Morphological and biochemical abnormalities in hearts of cardiac mutant salamanders (Ambystoma mexicanum)
- PMID: 1034176
- DOI: 10.1002/jss.400050209
Morphological and biochemical abnormalities in hearts of cardiac mutant salamanders (Ambystoma mexicanum)
Abstract
The effect of homozygosity for recessive gene c in Ambystoma mexicanum is the absence of a heartbeat even though initially heart development appears normal. Mutant embryos (c/c) are first distinguishable from their normal siblings (+/+;+/c) at stage 34 (7 days after fertilization) when the normals develop contracting hearts.

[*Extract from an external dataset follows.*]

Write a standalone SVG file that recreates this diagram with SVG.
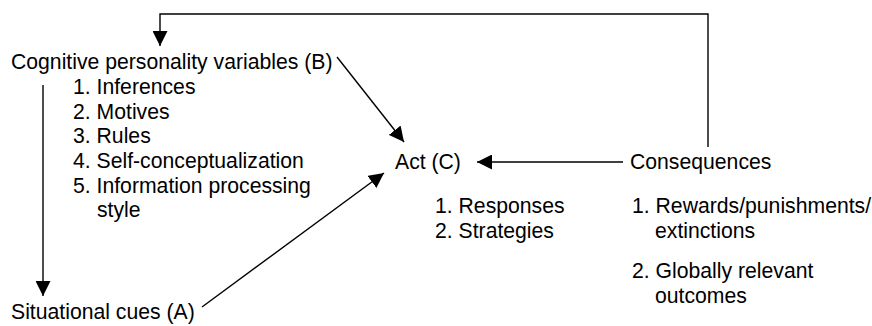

The mutant hearts at this stage, upon gross examination, appear structurally normal but fail to beat. Nevertheless, the mutants survive through stage 41, which is about 20 days beyond the heartbeat stage, and they exhibit normal swimming movements, indicating that gene c does not affect skeletal muscle. Electron microscopic studies of normal hearts show some myofibrils to be present at stage 34; by stage 41, the normal myocardial cells have become highly differentiated muscle cells. Although some mutant heart cells contain a few thin 60 A and thick 150 A filaments, organized myofibrils are absent. Instead, amorphous proteinaceous collections are prominent. Heavy meromyosin (HMM) binding experiments were performed on mutant hearts to determine whether the myocardial cells contain actin. Mutant myocardial cells that are glycerinated but not treated with HMM contain intact amorphous bodies. After incubation in HMM, the amorphous collections are no longer present and large numbers of decorated actin filaments appear. The.results suggest that the amorphous proteinaceous collections contain actin in a nonfilamentous form, and the addition of HMM induces this actin to polymerize into filaments. SDS-polyacrylamide gel electrophoresis of mutant heart tissue supports this conclusion by showing a prominent 43,000 dalton band suggestive of actin. The electrophoresis experiments also demonstrate a significant reduction of myosin heavy chain (200,000 daltons) in mutant hearts when compared to normal, and this latter observation is confirmed by radioimmunoassay experiments. Muscle tropomyosin (34,000 daltons), prominent in normal hearts, is virtually nonexistent in mutants. Thus, it appears that this single gene mutation affects the accumulation and organization of several different muscle proteins, including actin, myosin, and tropomyosin.